Founded by “American Idol” star and North Raleigh native Clay Aiken in 2003, the Project is a national organization, but the money also goes to fund local programs such as the A.E. Finley YMCA off Baileywick Road in North Raleigh, Hall said. Aiken is raising money for the Project now as a contestant on NBC’s “The Celebrity Apprentice.”
‘He never gives up’
The Finley YMCA is where Jonathan attended his first-ever summer camp as a pre-teen, enabled by a sign language interpreter provided by the Project. That was a big deal. Before he had an interpreter, Jonathan was stuck at home, unable to communicate with most other children. He felt lonely.
Since then, mom Heather Bunzey has seen her son’s confidence soar.
“I’m proud of his willingness to try hard,” Bunzey said. “He never gives up.”
After his experience connecting with other kids, Jonathan immediately wanted to make that possible for other kids like him. He started small, setting up lemonade stands when he was 12 with a modest goal of raising $400 for the Project. He ended up raising $1,000 in a six-hour shift outside a grocery store off Six Forks Road. The Project awarded him a Champion of Change award for his work in 2007.
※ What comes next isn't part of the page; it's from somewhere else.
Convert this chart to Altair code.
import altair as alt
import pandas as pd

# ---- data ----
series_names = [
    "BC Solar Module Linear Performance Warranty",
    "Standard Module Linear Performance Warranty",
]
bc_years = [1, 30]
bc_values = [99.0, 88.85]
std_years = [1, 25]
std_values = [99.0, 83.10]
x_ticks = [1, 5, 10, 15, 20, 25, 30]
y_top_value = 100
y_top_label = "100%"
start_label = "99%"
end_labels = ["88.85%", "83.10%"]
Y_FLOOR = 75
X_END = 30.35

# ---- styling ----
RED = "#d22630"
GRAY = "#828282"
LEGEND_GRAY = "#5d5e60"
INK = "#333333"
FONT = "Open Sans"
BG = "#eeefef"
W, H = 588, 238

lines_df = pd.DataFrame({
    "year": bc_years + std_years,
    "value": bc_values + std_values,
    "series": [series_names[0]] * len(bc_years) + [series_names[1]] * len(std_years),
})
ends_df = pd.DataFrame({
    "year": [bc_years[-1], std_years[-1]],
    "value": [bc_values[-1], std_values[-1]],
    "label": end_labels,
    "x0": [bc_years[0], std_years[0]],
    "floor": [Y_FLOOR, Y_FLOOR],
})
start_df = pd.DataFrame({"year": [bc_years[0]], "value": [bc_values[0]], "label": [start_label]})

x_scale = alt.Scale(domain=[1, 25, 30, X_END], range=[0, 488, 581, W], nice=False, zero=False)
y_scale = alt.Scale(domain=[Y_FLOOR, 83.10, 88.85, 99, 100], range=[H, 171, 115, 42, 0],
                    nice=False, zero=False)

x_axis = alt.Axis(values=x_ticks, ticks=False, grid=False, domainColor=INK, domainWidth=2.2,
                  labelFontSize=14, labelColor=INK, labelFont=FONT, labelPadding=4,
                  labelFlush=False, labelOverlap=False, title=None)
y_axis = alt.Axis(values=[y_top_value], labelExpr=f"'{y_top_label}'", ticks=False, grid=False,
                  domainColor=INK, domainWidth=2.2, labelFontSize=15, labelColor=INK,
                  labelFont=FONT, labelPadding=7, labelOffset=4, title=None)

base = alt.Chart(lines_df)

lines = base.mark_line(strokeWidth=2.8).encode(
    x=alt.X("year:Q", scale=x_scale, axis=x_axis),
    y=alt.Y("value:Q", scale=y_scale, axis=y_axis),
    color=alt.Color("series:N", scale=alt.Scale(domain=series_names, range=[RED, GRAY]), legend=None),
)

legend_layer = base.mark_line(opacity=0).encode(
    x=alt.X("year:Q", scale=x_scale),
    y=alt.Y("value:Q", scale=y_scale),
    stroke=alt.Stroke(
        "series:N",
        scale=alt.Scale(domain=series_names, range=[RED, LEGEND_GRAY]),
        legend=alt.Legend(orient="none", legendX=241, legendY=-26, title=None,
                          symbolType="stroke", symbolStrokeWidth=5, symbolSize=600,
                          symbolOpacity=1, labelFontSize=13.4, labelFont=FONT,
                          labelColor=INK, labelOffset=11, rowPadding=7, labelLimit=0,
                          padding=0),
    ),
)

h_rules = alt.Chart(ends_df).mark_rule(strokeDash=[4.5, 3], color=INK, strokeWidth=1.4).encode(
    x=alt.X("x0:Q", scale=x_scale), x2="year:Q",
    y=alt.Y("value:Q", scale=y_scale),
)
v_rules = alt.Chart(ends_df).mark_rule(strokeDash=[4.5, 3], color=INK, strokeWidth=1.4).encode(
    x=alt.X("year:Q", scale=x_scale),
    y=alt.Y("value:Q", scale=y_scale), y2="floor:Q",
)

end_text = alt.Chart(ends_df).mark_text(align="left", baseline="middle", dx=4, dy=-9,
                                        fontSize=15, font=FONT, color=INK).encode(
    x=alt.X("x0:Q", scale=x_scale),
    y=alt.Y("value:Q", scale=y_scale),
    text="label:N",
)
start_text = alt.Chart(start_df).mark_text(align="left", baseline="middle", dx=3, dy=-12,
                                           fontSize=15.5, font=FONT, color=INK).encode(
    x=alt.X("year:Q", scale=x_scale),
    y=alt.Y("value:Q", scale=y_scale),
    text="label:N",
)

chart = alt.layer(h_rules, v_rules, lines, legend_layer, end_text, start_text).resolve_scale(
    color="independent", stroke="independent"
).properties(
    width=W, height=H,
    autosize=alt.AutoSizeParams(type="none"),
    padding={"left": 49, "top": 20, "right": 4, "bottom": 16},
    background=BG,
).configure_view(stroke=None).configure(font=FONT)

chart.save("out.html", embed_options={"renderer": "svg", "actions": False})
Over the years, he’s raised more than $20,000 for inclusion opportunities, mostly for the Finley YMCA’s We Build People campaign.
That’s consistent with Jonathan’s ambitious personality, Horne and Bunzey agree. He’s determined to graduate from Athens Drive with a full diploma. After that, he wants to study video editing in college.
“He could easily push the easy button, but he refuses to,” Bunzey said.
Jonathan plans to keep dancing after the event. Most of all, he wants to continue spreading the word about the importance of reaching out to people with disabilities.
“I want people to know to not be scared, because they are just like you,” Jonathan said.